Анжель повела плечами в своей обычной манере, как бы смиряясь с судьбой, а я подумала, что она, должно быть, очень расстроена тем, что я посетила Мельницу на перекрестке.
Через несколько дней она предложила, чтобы мы наконец отправились в Париж.
— У Робера есть небольшой дом на Рю де Мерле, — сказала она, — там живут консьерж и его жена. Они следят за домом во время его длительных отлучек и заботятся о Робере, когда он останавливается там.
Я немедленно начала приготовления к отъезду.
Портрет
Я была очарована Парижем — городом садов и мостов, темных аллей и широких бульваров; казалось, что в его древних строениях и памятниках заключена вся его бурная история.

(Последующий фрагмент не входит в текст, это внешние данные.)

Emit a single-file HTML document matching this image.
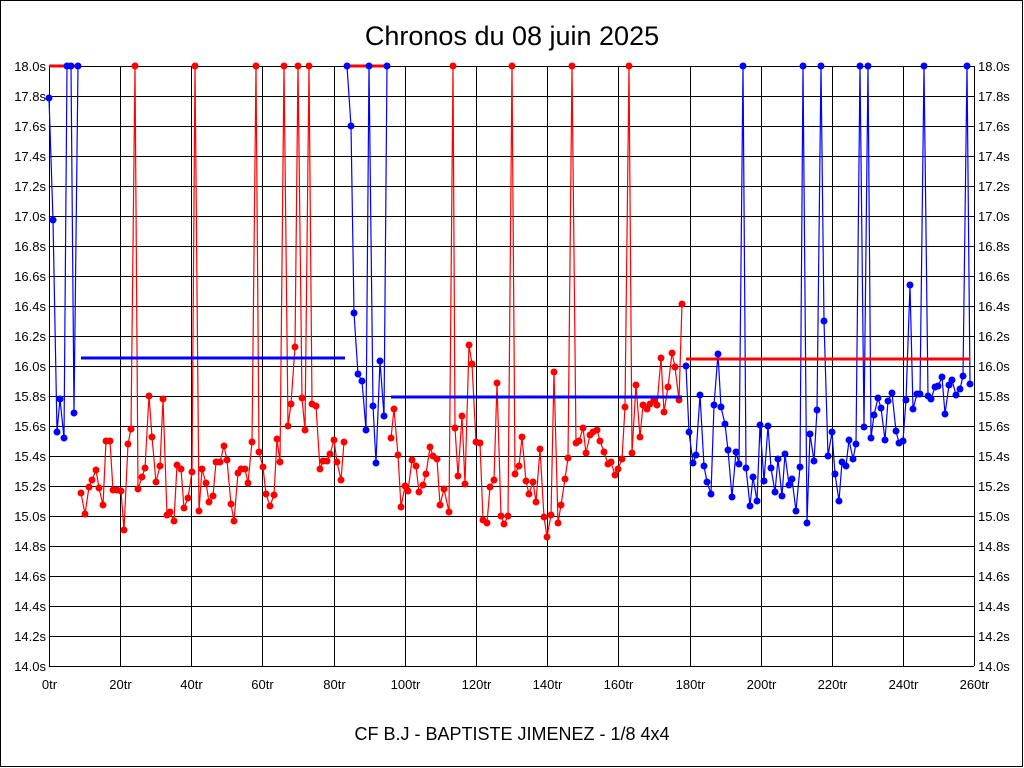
<!DOCTYPE html>
<html><head><meta charset="utf-8"><style>
body{margin:0;background:#fff}
svg{display:block;font-family:"Liberation Sans",sans-serif}
</style></head><body>
<svg width="1024" height="768" xmlns="http://www.w3.org/2000/svg">
<rect x="0.5" y="0.5" width="1022" height="766" fill="#fff" stroke="#000"/>
<text x="512" y="45" font-size="27" text-anchor="middle">Chronos du 08 juin 2025</text>
<text x="512" y="740" font-size="18" text-anchor="middle">CF B.J - BAPTISTE JIMENEZ - 1/8 4x4</text>
<g stroke="#000" stroke-width="1" id="grid"></g>
<g font-size="13" id="labels"></g>
<g id="data"></g>
<script>
const NS="http://www.w3.org/2000/svg";
function el(p,t,a,txt){const e=document.createElementNS(NS,t);for(const k in a)e.setAttribute(k,a[k]);if(txt!==undefined)e.textContent=txt;p.appendChild(e);return e;}
const g=document.getElementById('grid'),L=document.getElementById('labels'),D=document.getElementById('data');
const x0=48.8,xs=3.56,xr=974;
for(let i=0;i<=20;i++){const y=66+30*i;el(g,'line',{x1:x0,x2:xr,y1:y+.5,y2:y+.5});
 const v=(18-0.2*i).toFixed(1)+'s';
 el(L,'text',{x:46,y:y+5,'text-anchor':'end'},v);el(L,'text',{x:978,y:y+5},v);}
for(let k=0;k<=13;k++){const x=Math.round(x0+71.2*k)+.5;el(g,'line',{x1:x,x2:x,y1:66,y2:666});
 el(L,'text',{x:x,y:689,'text-anchor':'middle'},(20*k)+'tr');}
function series(pts,col){el(D,'polyline',{points:pts.map(p=>p.join(',')).join(' '),fill:'none',stroke:col,'stroke-width':1.2});
 pts.forEach(p=>el(D,'circle',{cx:p[0],cy:p[1],r:3.5,fill:col}));}
// red top clipped lines
el(D,'line',{x1:49,x2:80,y1:66,y2:66,stroke:'#f00','stroke-width':3});
el(D,'line',{x1:347,x2:387,y1:66,y2:66,stroke:'#f00','stroke-width':3});
const b1=[[49,98],[53,220],[57,432],[60,399],[64,438],[67,66],[71,66],[74,413],[78,66]];
const r1=[[81,493],[85,514],[89,487],[92,480],[96,470],[99,488],[103,505],[106,441],[110,441],[113,490],[117,490],[121,491],[124,530],[128,444],[131,429],[135,66],[138,489],[142,477],[145,468],[149,396],[152,437],[156,482],[160,466],[163,399],[167,515],[170,512],[174,521],[177,465],[181,469],[184,508],[188,498],[192,472],[195,66],[199,511],[202,469],[206,483],[209,502],[213,496],[216,462],[220,462],[224,446],[227,460],[231,504],[234,521],[238,473],[241,469],[245,469],[248,483],[252,442],[256,66],[259,452],[263,467],[266,494],[270,506],[274,495],[277,439],[280,462],[284,66],[288,426],[291,404],[295,347],[298,66],[302,398],[305,430],[309,66],[312,404],[316,406],[320,469],[323,461],[327,461],[330,454],[334,440],[337,462],[341,480],[344,442]];
const b2=[[347,66],[351,126],[354,313],[358,374],[362,381],[366,430],[369,66],[373,406],[376,463],[380,361],[384,416],[387,66]];
const r2=[[391,438],[394,409],[398,455],[401,507],[405,486],[408,491],[412,460],[416,466],[419,492],[423,485],[426,474],[430,447],[433,456],[437,459],[440,505],[444,489],[449,512],[453,66],[455,428],[458,476],[462,416],[465,484],[469,345],[472,364],[476,442],[480,443],[483,520],[487,523],[490,487],[494,480],[497,383],[501,516],[504,524],[508,516],[512,66],[515,474],[519,466],[522,437],[526,481],[529,494],[533,482],[536,502],[540,449],[544,517],[547,537],[551,515],[554,372],[558,523],[561,505],[565,479],[568,458],[572,66],[576,443],[579,441],[583,428],[586,453],[590,435],[593,432],[597,430],[600,441],[604,452],[608,464],[611,462],[615,475],[618,469],[622,459],[625,407],[629,66],[632,453],[636,385],[640,437],[643,405],[647,409],[650,404],[654,400],[657,405],[661,358],[664,412],[668,387],[672,353],[675,367],[679,400],[682,304]];
const b3=[[686,366],[689,432],[693,463],[696,455],[700,395],[704,466],[707,482],[711,494],[714,405],[718,354],[721,407],[725,424],[728,450],[732,497],[736,452],[739,464],[743,66],[746,468],[750,506],[753,477],[757,501],[760,425],[764,481],[768,426],[771,468],[775,492],[778,459],[782,496],[785,454],[789,485],[792,479],[796,511],[800,467],[803,66],[807,523],[810,434],[814,461],[817,410],[821,66],[824,321],[828,456],[832,432],[835,474],[839,501],[842,462],[846,466],[849,440],[853,459],[856,444],[860,66],[864,427],[868,66],[871,438],[874,415],[878,398],[881,408],[885,440],[888,401],[892,393],[896,431],[899,443],[903,441],[906,400],[910,285],[913,409],[917,394],[920,394],[924,66],[928,396],[931,399],[935,387],[938,386],[942,377],[945,414],[949,385],[952,380],[956,395],[960,389],[963,376],[967,66],[970,384]];
series(b1,'#00f');series(r1,'#f00');series(b2,'#00f');series(r2,'#f00');series(b3,'#00f');
el(D,'line',{x1:81,x2:345,y1:358,y2:358,stroke:'#00f','stroke-width':3});
el(D,'line',{x1:391,x2:682,y1:397,y2:397,stroke:'#00f','stroke-width':3});
el(D,'line',{x1:686,x2:970,y1:359,y2:359,stroke:'#f00','stroke-width':3});
</script>
</svg>
</body></html>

Мне хотелось увидеть все, а Робер и Анжель были горды и счастливы, что могут мне это показать.
Мы много бродили по городу. Для того, чтобы увидеть Париж, нужно ходить по нему пешком. Мы побывали в Лувре, сидели в садах Тюильри, провели несколько часов в «Чреве Парижа», гуляли по самому старому парижскому мосту — Понт Неф и украшения на его парапетах показались мне одновременно и восхитительными и отталкивающими.
Было совершенно очевидно, что Робер гордится своим городом и ему нравится быть моим гидом. Я замечала, что он счастлив, видя на моем лице восторг, который был абсолютно неподдельным. Меня всегда завораживали большие города. Наверно, потому, что я родилась и выросла в одном из самых больших городов мира. Я любила Лондон, но мое желание вернуться туда сдерживали неотступные воспоминания. Парижем же я могла наслаждаться безоговорочно — от Монмартра до Рю де Риволи, от Монпарнаса до Латинского квартала. Я просто упивалась им.